**Data shown:**
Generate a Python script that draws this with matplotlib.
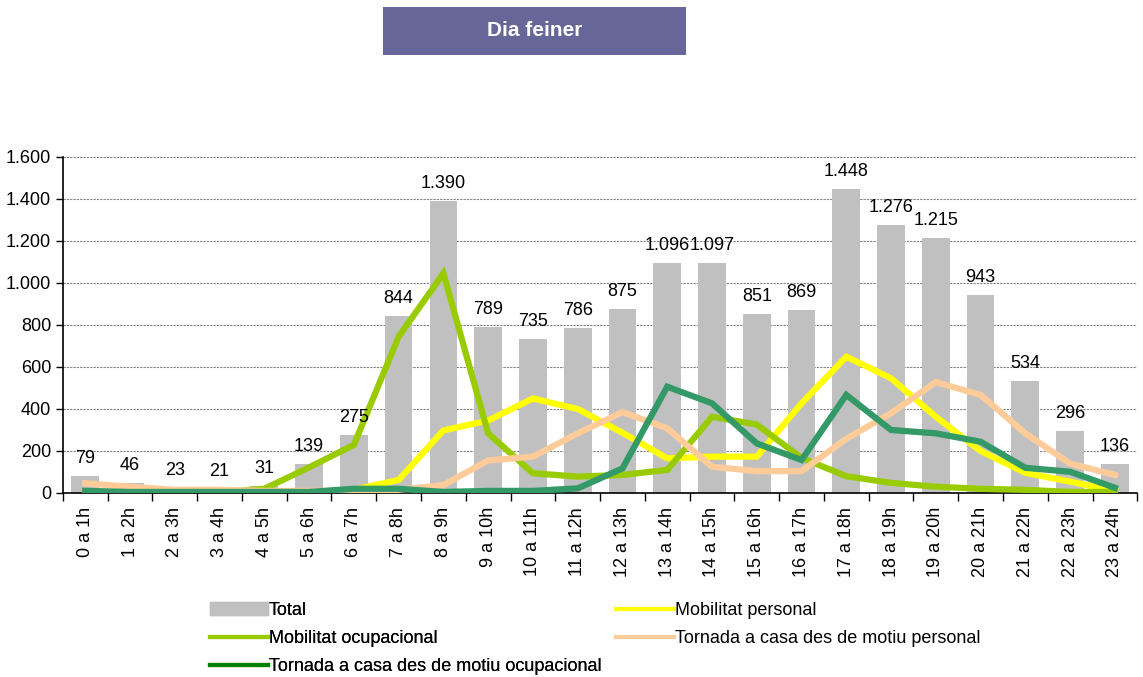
import matplotlib.pyplot as plt
from matplotlib.lines import Line2D
from matplotlib.patches import Patch

plt.rcParams['font.family'] = ['Liberation Sans', 'DejaVu Sans']

HOURS = ['0 a 1h', '1 a 2h', '2 a 3h', '3 a 4h', '4 a 5h', '5 a 6h', '6 a 7h', '7 a 8h',
         '8 a 9h', '9 a 10h', '10 a 11h', '11 a 12h', '12 a 13h', '13 a 14h', '14 a 15h',
         '15 a 16h', '16 a 17h', '17 a 18h', '18 a 19h', '19 a 20h', '20 a 21h',
         '21 a 22h', '22 a 23h', '23 a 24h']
TOTAL = [79, 46, 23, 21, 31, 139, 275, 844, 1390, 789, 735, 786, 875, 1096, 1097,
         851, 869, 1448, 1276, 1215, 943, 534, 296, 136]
MOB_PERSONAL = [5, 5, 5, 5, 5, 5, 15, 62, 298, 345, 450, 400, 287, 165, 173,
                173, 427, 649, 546, 363, 200, 96, 54, 10]
MOB_OCUPACIONAL = [5, 5, 5, 5, 20, 122, 229, 744, 1046, 284, 94, 78, 86, 110, 363,
                   326, 167, 80, 48, 30, 20, 15, 5, 5]
TORNADA_PERSONAL = [46, 30, 15, 15, 10, 10, 10, 15, 38, 155, 173, 284, 385, 308, 125,
                    104, 104, 258, 380, 528, 467, 284, 140, 86]
TORNADA_OCUPACIONAL = [10, 5, 5, 5, 5, 5, 20, 20, 5, 10, 10, 22, 117, 506, 427,
                       236, 157, 467, 300, 284, 244, 120, 101, 25]

BAR_COLOR = '#C0C0C0'
# (label, values, line colour, legend colour)
SERIES = [
    ('Mobilitat personal', MOB_PERSONAL, '#FFFF00', '#FFFF00'),
    ('Mobilitat ocupacional', MOB_OCUPACIONAL, '#99CC00', '#99CC00'),
    ('Tornada a casa des de motiu personal', TORNADA_PERSONAL, '#FFCC99', '#FFCC99'),
    ('Tornada a casa des de motiu ocupacional', TORNADA_OCUPACIONAL, '#339966', '#008000'),
]
FS = 13


def thousands(v):
    return f'{v:,}'.replace(',', '.')


fig = plt.figure(figsize=(11.43, 6.77), dpi=100)
ax = fig.add_axes([0.055, 0.2718, 0.94, 0.4964])

x = list(range(len(HOURS)))
ax.bar(x, TOTAL, width=0.62, color=BAR_COLOR, zorder=2)
for xi, v in zip(x, TOTAL):
    ax.annotate(thousands(v), (xi, v), xytext=(0, 6.5), textcoords='offset points',
                ha='center', va='bottom', fontsize=FS, zorder=5)

for name, values, color, _ in SERIES:
    ax.plot(x, values, color=color, lw=4.5, solid_joinstyle='miter', zorder=3)

ax.set_xlim(-0.5, len(HOURS) - 0.5)
ax.set_ylim(0, 1600)
ax.set_yticks(range(0, 1601, 200))
ax.set_yticklabels([thousands(v) for v in range(0, 1601, 200)], fontsize=FS)
ax.set_xticks(x)
ax.set_xticklabels(HOURS, rotation=90, fontsize=FS)
ax.tick_params(axis='x', length=0, pad=10)
ax.set_xticks([i - 0.5 for i in range(len(HOURS) + 1)], minor=True)
ax.tick_params(axis='x', which='minor', length=6, width=1, direction='out')
ax.tick_params(axis='y', length=5, width=1, direction='out')
ax.yaxis.grid(True, linestyle=(0, (2, 1)), color='#808080', lw=0.8, zorder=0)
ax.set_axisbelow(True)
for side in ['top', 'right']:
    ax.spines[side].set_visible(False)
for side in ['left', 'bottom']:
    ax.spines[side].set_linewidth(1.2)


def line_handle(s):
    return Line2D([], [], color=s[3], lw=3)


legend_kw = dict(loc='upper left', frameon=False, fontsize=13, handlelength=3.2,
                 handletextpad=0.05, labelspacing=0.62, borderaxespad=0, borderpad=0)
left_handles = [Patch(color=BAR_COLOR), line_handle(SERIES[1]), line_handle(SERIES[3])]
left_labels = ['Total', SERIES[1][0], SERIES[3][0]]
leg1 = fig.legend(left_handles, left_labels, bbox_to_anchor=(210 / 1143, 1 - 602 / 677),
                  **legend_kw)
fig.add_artist(leg1)
fig.legend([line_handle(SERIES[0]), line_handle(SERIES[2])], [SERIES[0][0], SERIES[2][0]],
           bbox_to_anchor=(616 / 1143, 1 - 602 / 677), **legend_kw)

# title box
fig.patches.append(plt.Rectangle((383 / 1143, 1 - 55 / 677), 303 / 1143, 48 / 677,
                                 transform=fig.transFigure, facecolor='#666699',
                                 edgecolor='none', zorder=0))
fig.text(534.5 / 1143, 1 - 31 / 677, 'Dia feiner', ha='center', va='center', fontsize=15,
         fontweight='bold', color='white', zorder=2)

fig.savefig('out.png', dpi=100)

**Short exercise:**
Return only the lines from the start of the data through the line that contains "plt.rcParams['font.family'] = ['Liberation", please, copying them exactly and omitting all pictures.

**Full solution:**
Generate a Python script that draws this with matplotlib.
import matplotlib.pyplot as plt
from matplotlib.lines import Line2D
from matplotlib.patches import Patch

plt.rcParams['font.family'] = ['Liberation Sans', 'DejaVu Sans']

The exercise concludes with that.